Thursday, May 19, 2011

WTF is an attribute

So I've run into another wall in my work on Manticore. Basically, here's where I'm at right now:

I have the Character model, with several models with a has_one association: Statistic, Fortitude, Reflex, Will, Armor, Hp and Initiative. These are all displayed on the Character show page.

What I want to do is create a horizontal menu bar that link to other pages with further information. The first one I want to do is an Items page, with various items such as Weapons, Armor, Magic Items, Gear and Treasure. I'm seeing these as separate models that belong_to the Character model, but I'm unsure how to go about building this.

Look, I made some visual cues (mostly because I am awful at explaining what I'm trying to do)


Here's a rough idea of how the final, styled application might look. At the top, you'll see "Items." This will be a link that takes a user to a new page, like so:


So now for more questions!

When I asked about this on Stack Overflow, several people said the models I've created for Character (Hp, Armor, Statistic, etc) should really be attributes. I'm not clear on how an attribute differs from a model. Can a user edit an attribute from the view the way a user can edit the model, the way I've built it? Am I creating too much complexity here? My thinking was that things that change (relatively) often, such as Items, Spells, Statistics, should be Models for ease of editing, styling and displaying, whereas things that don't change, such as a character's name, class, race, etc, would be created as columns in the Character model.

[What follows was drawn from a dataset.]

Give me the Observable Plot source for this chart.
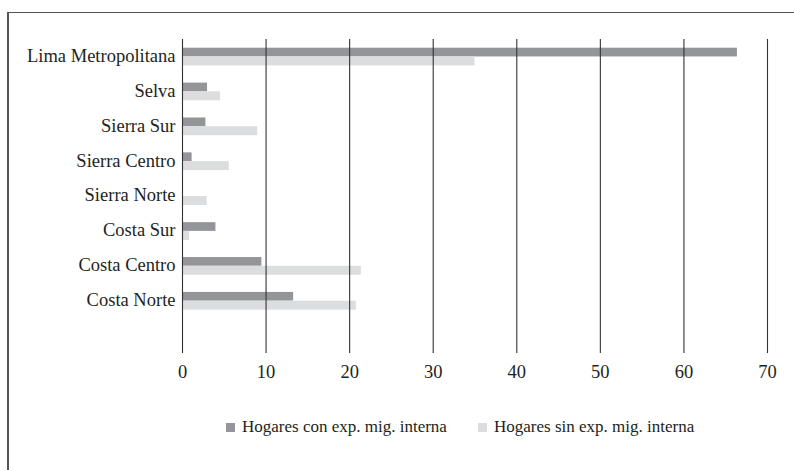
<!DOCTYPE html>
<html>
<head>
<meta charset="utf-8">
<script src="https://cdn.jsdelivr.net/npm/d3@7"></script>
<script src="https://cdn.jsdelivr.net/npm/@observablehq/plot@0.6"></script>
<style>
  html, body { margin: 0; padding: 0; background: #fff; }
  #wrap { position: relative; width: 794px; height: 470px; overflow: hidden; font-family: "Liberation Serif", serif; color: #231f20; }
  #frame { position: absolute; left: 7px; top: 12px; right: -10px; bottom: -10px; border-top: 1.5px solid #555; border-left: 2px solid #555; }
  #chart { position: absolute; left: 0; top: 0; }
  #legend { position: absolute; top: 415px; left: 0; width: 794px; height: 24px; font-size: 17px; }
  .item { position: absolute; top: 0; display: flex; align-items: center; white-space: nowrap; line-height: 24px; }
  .sw { width: 9px; height: 9px; margin-right: 7px; display: inline-block; }
</style>
</head>
<body>
<div id="wrap">
  <div id="frame"></div>
  <div id="chart"></div>
  <div id="legend"></div>
</div>
<script>
const regions = ["Lima Metropolitana", "Selva", "Sierra Sur", "Sierra Centro", "Sierra Norte", "Costa Sur", "Costa Centro", "Costa Norte"];
const conExp = [66.4, 3.0, 2.8, 1.15, 0, 4.0, 9.5, 13.3];
const sinExp = [35.0, 4.55, 9.0, 5.6, 2.95, 0.85, 21.4, 20.8];
const seriesNames = ["Hogares con exp. mig. interna", "Hogares sin exp. mig. interna"];
const seriesColors = ["#939598", "#dcdddf"];
const xTicks = [0, 10, 20, 30, 40, 50, 60, 70];

const blank = " ";
const yDomain = [...regions, blank];
const conData = regions.map((r, i) => ({region: r, value: conExp[i]}));
const sinData = regions.map((r, i) => ({region: r, value: sinExp[i]}));

const plot = Plot.plot({
  width: 794,
  height: 400,
  marginLeft: 182,
  marginRight: 27,
  marginTop: 39,
  marginBottom: 47,
  style: {fontFamily: "Liberation Serif, serif", fontSize: "18.5px", color: "#231f20", background: "transparent"},
  x: {domain: [0, 70], ticks: xTicks, label: null},
  y: {domain: yDomain, padding: 0, round: false, label: null},
  marks: [
    Plot.barX(conData, {x: "value", y: "region", fill: seriesColors[0], insetTop: 8.7, insetBottom: 17.45}),
    Plot.barX(sinData, {x: "value", y: "region", fill: seriesColors[1], insetTop: 17.45, insetBottom: 8.45}),
    Plot.ruleX(xTicks, {stroke: "#333", strokeWidth: 1.1}),
    Plot.axisX({ticks: xTicks, tickSize: 0, tickPadding: 11, fontSize: 18.5, label: null}),
    Plot.axisY({tickSize: 0, tickPadding: 7, fontSize: 18.5, dy: -1, label: null, tickFormat: d => d === blank ? "" : d})
  ]
});
document.getElementById("chart").appendChild(plot);

const legend = document.getElementById("legend");
const lefts = [226, 478];
seriesNames.forEach((name, i) => {
  const it = document.createElement("div");
  it.className = "item";
  it.style.left = lefts[i] + "px";
  const sw = document.createElement("span");
  sw.className = "sw";
  sw.style.background = seriesColors[i];
  it.appendChild(sw);
  it.appendChild(document.createTextNode(name));
  legend.appendChild(it);
});
</script>
</body>
</html>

Should these be attributes instead of columns? Are columns attributes? I'm not entirely sure what attributes are, and it's hard to find concrete information.

In other news, I've been reading through the archives of railstips.org. I found an article about 12 great rails tutorials, but the problem is the article it linked to is 6 years old. What! So if you've got any great tutorials that are more recent, lay them on me.

Onward!

2 comments:

  1. in Rails, attributes refer to "things that contain data in models" usually this means columns on persistent storage. Associations are just relationships between these "things that contain data". Try calling attributes on a model to see exactly what data we're talking about.

    has_one associations are a funny case. Almost always you could put the columns directly on the parent model, instead of the association. Often though, you'll want this data only occasionally, or it needs to have a lot of functionality not related to the parent model, so you break it out into it's own model.

    As a concerete example, we worked on a web-based game once that had a Character model, and two has_one relationships to Inventory and Population.

    Population was somewhat bad to be split from Character because we displayed population data very frequently, so adding this extra step of indirection provided little performance benefit but did serve as a nice place to store methods that were specific to Population stats. If I had it to do over, I would have merged this into the Character model.

    Inventory was used very rarely (only when attacking other users), and it had well over a hundred columns, lots of custom methods for generating attack ratings. It was pretty clear that this model would have been a disaster to merge into character.

    Many Rails articles are old, but that doesn't always mean they are unusable, just that they are probably doing more work than they would have to for the latest version of Rails.

    ReplyDelete
  2. Yeah, the main problem with old tutorials is often the syntax will be slightly different or they'll be using a different database, but it's easy enough to convert it to what I'm using now. It's pretty painful when the tutorial calls for a PC with a MySQL database and separate program to create tables, though! I'm all "UGH, people did things this way?"

    This weekend I plan to get used to Git. I feel like I've been bouncing around a lot with my RoR learning, but I don't think that's necessarily a bad thing.